**Brief**
Reproduce exactly only the lines from the line that holds "Recreate this image" to the line that holds "const osmoticTicks = [0, 1, 2, 3];", inclusive, in the listing below, and please leave out every picture.

**Given data**
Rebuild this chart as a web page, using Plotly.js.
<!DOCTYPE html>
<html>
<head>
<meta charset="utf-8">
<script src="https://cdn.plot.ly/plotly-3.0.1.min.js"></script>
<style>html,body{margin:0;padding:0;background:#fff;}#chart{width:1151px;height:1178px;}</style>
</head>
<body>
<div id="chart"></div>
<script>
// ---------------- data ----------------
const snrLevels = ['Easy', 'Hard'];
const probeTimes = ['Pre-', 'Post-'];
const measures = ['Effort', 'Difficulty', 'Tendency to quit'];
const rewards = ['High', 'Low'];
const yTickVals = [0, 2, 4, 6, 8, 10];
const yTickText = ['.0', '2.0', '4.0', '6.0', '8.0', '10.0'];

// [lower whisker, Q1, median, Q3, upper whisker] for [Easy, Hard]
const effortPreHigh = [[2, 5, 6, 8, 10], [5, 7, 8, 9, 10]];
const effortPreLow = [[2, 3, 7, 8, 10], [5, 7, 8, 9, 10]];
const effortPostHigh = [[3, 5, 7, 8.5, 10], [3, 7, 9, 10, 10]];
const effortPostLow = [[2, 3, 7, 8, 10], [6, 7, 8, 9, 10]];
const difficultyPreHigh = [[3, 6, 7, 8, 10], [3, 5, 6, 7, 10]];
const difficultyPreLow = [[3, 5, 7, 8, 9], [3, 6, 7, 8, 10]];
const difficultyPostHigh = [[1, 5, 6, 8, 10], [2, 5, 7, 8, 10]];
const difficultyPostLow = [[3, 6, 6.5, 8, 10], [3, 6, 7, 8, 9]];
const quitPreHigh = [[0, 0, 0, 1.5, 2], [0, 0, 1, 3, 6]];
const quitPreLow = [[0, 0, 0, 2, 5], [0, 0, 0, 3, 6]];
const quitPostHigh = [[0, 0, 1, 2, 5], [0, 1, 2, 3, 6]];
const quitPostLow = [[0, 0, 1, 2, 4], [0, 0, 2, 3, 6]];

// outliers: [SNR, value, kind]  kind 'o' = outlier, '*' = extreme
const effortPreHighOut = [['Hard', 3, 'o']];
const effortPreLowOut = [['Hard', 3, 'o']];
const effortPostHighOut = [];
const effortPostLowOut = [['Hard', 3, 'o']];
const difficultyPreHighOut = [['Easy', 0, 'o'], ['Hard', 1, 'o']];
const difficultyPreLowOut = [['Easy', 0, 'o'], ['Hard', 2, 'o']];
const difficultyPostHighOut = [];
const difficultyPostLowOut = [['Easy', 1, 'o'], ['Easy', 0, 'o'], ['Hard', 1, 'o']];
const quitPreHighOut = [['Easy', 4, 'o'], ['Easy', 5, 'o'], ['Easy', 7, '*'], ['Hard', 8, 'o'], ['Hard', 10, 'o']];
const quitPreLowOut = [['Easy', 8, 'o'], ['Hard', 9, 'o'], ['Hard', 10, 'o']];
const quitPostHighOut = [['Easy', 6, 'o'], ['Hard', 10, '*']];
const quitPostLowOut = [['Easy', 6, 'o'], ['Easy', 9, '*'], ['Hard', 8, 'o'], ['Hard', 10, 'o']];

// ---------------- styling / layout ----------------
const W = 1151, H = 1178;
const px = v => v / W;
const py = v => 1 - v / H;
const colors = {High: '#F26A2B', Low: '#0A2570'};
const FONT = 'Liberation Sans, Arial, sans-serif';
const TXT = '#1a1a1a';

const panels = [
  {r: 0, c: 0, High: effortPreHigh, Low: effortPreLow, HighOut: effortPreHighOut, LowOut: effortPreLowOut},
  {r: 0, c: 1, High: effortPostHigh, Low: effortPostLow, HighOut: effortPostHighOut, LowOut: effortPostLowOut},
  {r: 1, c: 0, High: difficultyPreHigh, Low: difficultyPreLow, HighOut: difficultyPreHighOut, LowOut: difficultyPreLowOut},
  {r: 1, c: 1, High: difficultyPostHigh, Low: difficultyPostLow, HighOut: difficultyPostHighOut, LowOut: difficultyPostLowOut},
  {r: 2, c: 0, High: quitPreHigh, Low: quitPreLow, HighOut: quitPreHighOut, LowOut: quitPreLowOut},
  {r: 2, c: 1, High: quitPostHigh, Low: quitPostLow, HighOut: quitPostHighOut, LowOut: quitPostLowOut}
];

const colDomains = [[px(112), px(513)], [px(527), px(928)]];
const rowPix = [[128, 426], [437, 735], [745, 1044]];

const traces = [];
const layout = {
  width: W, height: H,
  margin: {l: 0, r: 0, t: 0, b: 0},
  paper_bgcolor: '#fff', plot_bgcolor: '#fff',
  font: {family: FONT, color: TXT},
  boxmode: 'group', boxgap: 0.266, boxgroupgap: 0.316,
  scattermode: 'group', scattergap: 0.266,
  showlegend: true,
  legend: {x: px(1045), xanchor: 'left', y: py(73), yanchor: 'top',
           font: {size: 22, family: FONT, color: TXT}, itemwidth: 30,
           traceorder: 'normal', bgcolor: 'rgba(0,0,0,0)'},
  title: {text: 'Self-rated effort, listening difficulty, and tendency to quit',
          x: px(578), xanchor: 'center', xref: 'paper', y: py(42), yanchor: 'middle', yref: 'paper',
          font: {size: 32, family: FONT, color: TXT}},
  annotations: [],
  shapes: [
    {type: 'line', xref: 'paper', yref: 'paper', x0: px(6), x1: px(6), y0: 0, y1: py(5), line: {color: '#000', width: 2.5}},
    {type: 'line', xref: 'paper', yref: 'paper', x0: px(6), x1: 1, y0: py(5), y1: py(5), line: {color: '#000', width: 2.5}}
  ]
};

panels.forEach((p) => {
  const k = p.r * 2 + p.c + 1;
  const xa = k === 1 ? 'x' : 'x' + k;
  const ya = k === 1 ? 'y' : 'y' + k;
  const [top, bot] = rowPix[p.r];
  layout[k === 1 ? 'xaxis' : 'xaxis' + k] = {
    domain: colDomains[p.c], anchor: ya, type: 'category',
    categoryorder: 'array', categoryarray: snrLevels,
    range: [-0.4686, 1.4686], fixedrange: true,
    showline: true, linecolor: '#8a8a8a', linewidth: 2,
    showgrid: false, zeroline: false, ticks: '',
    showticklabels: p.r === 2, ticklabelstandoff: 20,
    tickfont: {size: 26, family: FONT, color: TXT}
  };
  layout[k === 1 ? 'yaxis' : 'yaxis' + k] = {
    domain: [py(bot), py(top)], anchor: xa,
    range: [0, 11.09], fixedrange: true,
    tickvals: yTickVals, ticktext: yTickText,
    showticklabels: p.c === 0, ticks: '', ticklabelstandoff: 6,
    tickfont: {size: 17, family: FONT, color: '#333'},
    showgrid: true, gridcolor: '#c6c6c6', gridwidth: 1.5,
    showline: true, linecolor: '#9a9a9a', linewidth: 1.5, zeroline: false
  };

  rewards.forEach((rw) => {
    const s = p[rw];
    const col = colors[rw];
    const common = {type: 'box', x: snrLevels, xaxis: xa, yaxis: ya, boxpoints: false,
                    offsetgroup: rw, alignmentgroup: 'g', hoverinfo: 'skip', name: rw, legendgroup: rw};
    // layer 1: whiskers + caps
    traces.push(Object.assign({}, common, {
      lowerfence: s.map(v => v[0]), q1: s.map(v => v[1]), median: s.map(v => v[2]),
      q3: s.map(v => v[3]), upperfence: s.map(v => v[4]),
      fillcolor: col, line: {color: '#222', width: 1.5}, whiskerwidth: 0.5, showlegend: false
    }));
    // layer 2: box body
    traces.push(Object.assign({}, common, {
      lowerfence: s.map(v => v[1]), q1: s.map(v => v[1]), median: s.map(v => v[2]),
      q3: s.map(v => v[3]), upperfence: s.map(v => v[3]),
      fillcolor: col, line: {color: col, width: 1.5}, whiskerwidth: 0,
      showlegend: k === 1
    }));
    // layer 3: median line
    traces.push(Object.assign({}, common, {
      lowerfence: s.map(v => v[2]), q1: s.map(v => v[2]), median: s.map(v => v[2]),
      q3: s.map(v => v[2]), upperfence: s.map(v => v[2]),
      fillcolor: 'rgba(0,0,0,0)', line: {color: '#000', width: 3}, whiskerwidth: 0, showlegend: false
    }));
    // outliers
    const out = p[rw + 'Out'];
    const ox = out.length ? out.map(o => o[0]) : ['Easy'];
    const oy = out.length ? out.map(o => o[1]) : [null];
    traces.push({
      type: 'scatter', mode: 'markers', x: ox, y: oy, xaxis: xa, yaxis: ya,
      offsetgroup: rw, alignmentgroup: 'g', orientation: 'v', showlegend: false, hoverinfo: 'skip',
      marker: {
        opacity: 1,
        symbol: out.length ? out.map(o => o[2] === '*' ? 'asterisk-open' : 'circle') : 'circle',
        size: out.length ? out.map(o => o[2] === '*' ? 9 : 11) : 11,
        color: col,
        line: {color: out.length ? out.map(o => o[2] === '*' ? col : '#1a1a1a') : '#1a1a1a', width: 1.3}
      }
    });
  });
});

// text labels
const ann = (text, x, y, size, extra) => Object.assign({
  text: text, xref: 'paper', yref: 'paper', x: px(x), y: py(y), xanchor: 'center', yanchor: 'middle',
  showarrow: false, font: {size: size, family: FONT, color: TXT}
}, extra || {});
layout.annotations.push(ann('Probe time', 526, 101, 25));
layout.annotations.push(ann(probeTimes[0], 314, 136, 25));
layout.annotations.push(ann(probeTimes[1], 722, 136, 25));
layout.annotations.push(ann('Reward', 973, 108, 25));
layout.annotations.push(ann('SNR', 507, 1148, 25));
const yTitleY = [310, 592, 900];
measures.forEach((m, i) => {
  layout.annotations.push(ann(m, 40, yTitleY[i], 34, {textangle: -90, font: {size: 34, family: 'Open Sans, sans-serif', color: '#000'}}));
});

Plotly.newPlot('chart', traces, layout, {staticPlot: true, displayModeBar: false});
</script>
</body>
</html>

==

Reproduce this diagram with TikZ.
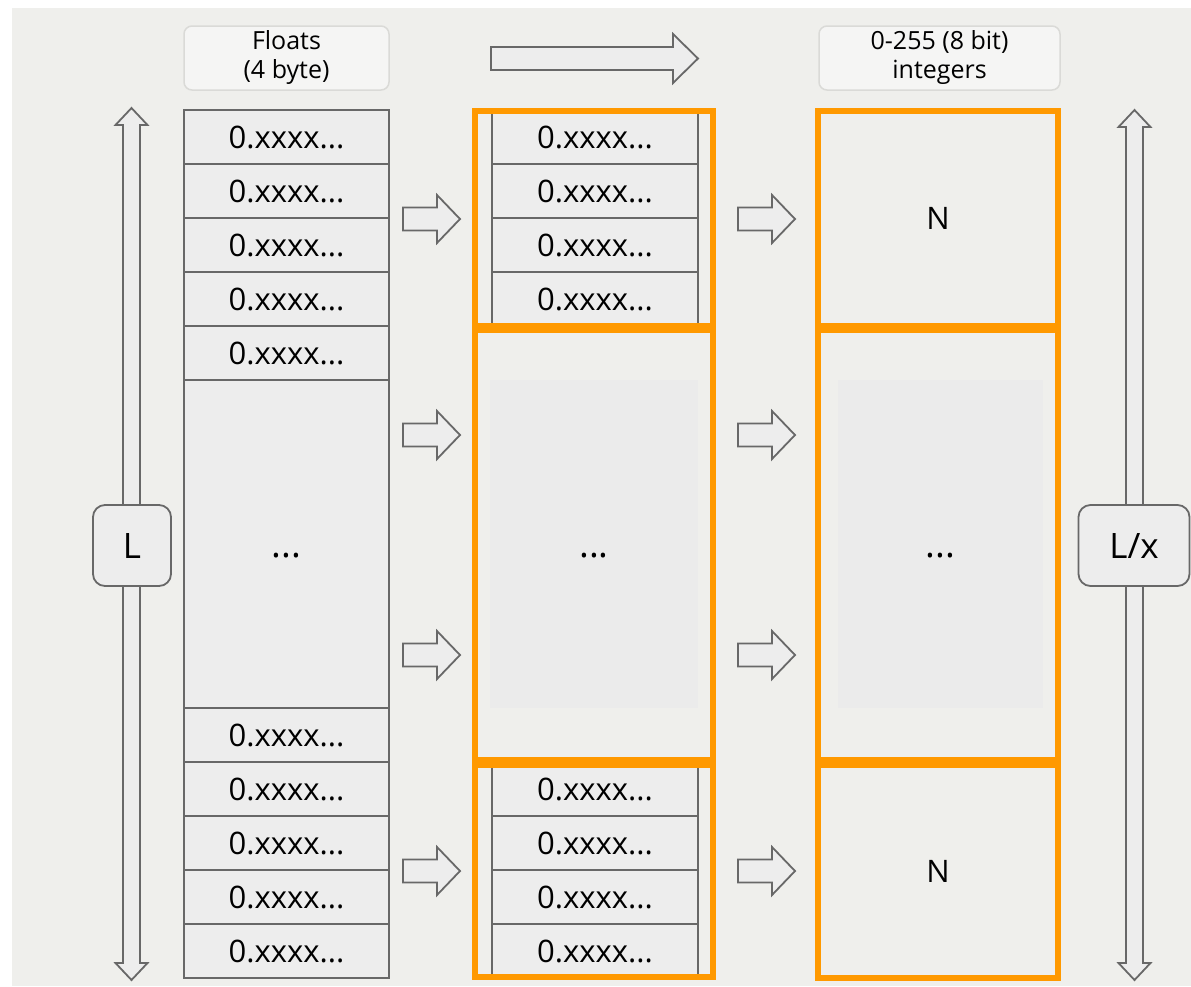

---

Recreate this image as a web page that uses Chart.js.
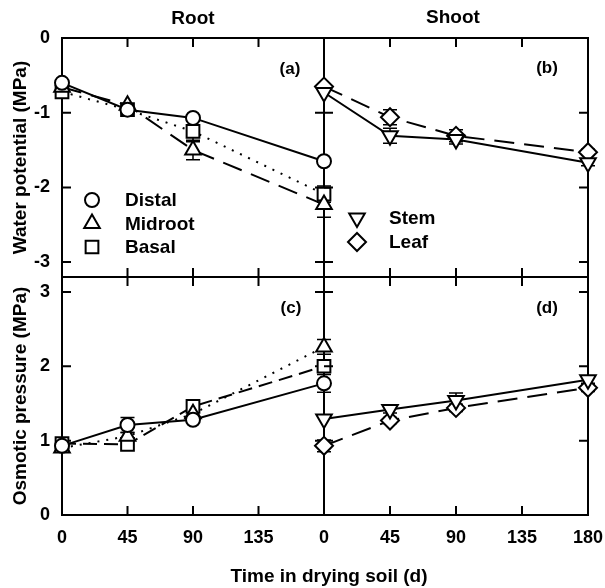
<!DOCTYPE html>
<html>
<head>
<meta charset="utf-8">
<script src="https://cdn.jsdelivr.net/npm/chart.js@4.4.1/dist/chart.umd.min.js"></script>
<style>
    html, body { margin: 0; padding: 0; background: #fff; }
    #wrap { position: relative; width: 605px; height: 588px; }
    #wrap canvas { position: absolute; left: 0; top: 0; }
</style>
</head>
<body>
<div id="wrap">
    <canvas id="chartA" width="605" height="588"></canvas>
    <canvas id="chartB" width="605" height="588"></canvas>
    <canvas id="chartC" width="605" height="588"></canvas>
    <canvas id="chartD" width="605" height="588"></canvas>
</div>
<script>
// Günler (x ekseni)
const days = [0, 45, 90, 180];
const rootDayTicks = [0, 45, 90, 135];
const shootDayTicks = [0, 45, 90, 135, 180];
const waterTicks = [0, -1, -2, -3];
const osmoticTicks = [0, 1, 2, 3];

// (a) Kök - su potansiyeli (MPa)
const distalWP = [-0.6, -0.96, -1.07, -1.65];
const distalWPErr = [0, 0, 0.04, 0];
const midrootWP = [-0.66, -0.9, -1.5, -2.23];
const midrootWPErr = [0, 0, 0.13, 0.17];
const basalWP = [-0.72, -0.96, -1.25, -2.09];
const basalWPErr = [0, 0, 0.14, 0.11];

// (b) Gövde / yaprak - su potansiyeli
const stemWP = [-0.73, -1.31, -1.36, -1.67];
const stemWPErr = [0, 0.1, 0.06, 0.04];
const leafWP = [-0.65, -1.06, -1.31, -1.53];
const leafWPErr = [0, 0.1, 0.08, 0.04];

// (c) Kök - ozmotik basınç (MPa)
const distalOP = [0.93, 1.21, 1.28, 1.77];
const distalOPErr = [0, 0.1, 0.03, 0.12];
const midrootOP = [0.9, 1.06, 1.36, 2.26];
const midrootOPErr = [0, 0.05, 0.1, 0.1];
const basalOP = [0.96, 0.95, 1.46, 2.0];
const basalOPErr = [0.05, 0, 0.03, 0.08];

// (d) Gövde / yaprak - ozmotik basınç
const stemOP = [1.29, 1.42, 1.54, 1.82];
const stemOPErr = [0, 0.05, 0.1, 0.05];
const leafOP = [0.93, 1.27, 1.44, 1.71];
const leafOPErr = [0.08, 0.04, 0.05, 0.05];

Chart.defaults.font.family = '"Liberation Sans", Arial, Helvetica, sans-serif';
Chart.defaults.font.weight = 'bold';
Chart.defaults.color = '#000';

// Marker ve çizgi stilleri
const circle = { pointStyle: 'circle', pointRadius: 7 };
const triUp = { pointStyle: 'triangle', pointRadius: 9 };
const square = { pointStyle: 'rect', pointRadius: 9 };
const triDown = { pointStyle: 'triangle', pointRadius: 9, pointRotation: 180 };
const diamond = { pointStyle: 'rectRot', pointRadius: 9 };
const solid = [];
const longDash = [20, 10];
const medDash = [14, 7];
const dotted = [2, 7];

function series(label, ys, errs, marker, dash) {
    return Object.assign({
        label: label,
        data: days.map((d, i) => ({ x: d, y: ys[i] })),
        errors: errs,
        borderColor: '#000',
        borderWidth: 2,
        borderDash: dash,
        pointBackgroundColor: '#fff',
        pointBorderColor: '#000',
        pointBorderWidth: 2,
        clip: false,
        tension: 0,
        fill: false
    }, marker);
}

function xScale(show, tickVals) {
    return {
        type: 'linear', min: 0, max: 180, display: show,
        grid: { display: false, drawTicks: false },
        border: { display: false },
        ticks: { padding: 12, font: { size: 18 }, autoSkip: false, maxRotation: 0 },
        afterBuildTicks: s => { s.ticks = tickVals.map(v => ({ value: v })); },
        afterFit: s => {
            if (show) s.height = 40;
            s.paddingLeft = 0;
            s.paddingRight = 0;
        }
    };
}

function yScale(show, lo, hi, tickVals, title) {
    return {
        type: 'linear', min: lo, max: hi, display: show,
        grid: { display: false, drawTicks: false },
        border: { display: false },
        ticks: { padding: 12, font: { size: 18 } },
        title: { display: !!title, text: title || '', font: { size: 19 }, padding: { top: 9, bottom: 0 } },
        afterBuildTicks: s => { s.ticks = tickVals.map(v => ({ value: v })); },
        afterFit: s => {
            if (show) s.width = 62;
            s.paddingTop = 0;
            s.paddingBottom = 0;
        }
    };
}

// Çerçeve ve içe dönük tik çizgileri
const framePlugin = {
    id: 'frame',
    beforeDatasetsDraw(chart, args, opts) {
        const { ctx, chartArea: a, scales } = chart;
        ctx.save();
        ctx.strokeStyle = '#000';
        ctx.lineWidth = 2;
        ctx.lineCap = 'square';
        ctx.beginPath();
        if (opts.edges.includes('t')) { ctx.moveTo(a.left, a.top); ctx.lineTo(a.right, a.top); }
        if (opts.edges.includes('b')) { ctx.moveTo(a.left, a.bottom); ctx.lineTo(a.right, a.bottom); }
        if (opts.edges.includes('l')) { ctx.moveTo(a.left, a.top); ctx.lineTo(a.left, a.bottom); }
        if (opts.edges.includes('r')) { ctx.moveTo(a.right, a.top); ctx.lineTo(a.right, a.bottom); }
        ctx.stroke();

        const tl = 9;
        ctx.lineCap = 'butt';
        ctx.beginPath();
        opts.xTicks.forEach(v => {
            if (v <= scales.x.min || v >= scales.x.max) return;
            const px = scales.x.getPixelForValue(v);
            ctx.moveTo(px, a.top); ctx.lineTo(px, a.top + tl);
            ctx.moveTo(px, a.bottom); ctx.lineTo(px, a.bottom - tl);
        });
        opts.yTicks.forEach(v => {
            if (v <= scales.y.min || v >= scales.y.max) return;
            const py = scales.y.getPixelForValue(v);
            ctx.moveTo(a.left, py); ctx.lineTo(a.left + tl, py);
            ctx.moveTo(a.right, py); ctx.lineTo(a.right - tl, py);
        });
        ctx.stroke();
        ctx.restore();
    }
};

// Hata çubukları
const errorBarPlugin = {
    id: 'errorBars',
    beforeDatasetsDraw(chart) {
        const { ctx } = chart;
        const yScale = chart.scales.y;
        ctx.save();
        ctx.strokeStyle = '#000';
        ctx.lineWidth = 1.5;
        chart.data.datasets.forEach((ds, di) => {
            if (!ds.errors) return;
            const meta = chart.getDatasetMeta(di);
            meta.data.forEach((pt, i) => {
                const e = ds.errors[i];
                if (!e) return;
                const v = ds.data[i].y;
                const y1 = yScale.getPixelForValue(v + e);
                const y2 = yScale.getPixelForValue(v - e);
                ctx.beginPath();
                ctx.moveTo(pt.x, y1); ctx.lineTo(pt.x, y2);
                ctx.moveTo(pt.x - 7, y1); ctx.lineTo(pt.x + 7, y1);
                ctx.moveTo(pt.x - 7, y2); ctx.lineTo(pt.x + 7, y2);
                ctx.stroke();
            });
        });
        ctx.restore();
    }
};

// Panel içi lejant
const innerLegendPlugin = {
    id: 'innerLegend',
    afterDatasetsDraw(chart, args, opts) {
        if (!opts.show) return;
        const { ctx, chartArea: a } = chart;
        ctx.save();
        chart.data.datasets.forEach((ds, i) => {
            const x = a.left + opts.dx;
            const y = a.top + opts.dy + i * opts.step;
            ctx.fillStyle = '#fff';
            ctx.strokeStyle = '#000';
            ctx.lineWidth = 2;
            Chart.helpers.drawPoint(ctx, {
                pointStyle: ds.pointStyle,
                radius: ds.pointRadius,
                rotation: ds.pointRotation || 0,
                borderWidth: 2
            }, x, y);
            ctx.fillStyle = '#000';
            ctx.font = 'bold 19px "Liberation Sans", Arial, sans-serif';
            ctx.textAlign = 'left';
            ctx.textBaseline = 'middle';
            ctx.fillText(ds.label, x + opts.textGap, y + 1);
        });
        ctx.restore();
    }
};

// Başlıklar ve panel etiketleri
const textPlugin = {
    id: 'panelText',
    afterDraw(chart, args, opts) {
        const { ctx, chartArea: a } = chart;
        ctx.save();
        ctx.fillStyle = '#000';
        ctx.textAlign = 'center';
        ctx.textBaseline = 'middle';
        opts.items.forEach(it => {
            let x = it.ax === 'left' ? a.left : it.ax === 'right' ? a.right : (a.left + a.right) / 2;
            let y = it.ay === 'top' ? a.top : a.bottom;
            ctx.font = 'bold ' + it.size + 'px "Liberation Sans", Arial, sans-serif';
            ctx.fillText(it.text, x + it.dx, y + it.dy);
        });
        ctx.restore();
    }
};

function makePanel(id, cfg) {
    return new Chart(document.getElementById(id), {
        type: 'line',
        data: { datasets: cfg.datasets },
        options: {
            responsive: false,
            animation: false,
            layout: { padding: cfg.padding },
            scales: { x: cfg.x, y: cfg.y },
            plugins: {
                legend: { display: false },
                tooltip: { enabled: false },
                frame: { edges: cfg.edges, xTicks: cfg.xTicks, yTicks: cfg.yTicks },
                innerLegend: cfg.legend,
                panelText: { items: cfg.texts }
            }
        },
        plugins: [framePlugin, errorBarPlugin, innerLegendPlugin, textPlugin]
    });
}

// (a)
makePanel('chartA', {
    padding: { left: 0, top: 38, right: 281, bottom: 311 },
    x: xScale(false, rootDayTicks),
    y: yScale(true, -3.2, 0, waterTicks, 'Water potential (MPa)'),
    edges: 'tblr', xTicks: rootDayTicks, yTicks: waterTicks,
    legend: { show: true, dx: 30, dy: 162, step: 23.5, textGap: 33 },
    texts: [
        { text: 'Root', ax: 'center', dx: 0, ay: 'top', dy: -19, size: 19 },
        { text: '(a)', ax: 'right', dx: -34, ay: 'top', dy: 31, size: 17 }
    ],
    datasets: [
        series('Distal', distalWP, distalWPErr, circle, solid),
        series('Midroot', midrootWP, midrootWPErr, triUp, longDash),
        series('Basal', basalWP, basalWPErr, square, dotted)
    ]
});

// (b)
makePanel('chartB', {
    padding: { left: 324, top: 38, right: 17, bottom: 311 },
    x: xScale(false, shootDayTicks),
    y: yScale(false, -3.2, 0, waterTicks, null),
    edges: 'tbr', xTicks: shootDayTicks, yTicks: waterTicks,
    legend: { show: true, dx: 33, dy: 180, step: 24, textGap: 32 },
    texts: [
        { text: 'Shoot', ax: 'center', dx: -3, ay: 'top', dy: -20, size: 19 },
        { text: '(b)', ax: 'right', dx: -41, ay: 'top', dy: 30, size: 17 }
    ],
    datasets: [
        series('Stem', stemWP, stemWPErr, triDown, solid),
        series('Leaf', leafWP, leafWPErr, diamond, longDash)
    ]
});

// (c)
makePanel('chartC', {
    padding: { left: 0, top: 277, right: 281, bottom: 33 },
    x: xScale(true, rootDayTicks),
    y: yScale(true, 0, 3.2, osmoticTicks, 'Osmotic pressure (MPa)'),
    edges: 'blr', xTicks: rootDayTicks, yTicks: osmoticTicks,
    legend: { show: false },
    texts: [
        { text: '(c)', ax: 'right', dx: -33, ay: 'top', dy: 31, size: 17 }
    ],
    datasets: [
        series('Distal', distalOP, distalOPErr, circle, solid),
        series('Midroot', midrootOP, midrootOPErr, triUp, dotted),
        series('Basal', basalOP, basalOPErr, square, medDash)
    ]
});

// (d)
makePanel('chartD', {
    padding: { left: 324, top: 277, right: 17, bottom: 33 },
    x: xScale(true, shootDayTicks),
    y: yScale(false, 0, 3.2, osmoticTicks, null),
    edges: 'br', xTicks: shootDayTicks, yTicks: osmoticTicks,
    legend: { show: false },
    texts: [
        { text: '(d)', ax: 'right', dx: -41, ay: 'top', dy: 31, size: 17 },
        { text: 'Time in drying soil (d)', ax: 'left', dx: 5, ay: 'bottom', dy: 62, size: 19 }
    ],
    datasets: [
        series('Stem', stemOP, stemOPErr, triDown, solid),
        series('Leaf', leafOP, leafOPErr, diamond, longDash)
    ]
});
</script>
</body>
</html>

**Solution for this exercise**
Recreate this image as a web page that uses Chart.js.
<!DOCTYPE html>
<html>
<head>
<meta charset="utf-8">
<script src="https://cdn.jsdelivr.net/npm/chart.js@4.4.1/dist/chart.umd.min.js"></script>
<style>
    html, body { margin: 0; padding: 0; background: #fff; }
    #wrap { position: relative; width: 605px; height: 588px; }
    #wrap canvas { position: absolute; left: 0; top: 0; }
</style>
</head>
<body>
<div id="wrap">
    <canvas id="chartA" width="605" height="588"></canvas>
    <canvas id="chartB" width="605" height="588"></canvas>
    <canvas id="chartC" width="605" height="588"></canvas>
    <canvas id="chartD" width="605" height="588"></canvas>
</div>
<script>
// Günler (x ekseni)
const days = [0, 45, 90, 180];
const rootDayTicks = [0, 45, 90, 135];
const shootDayTicks = [0, 45, 90, 135, 180];
const waterTicks = [0, -1, -2, -3];
const osmoticTicks = [0, 1, 2, 3];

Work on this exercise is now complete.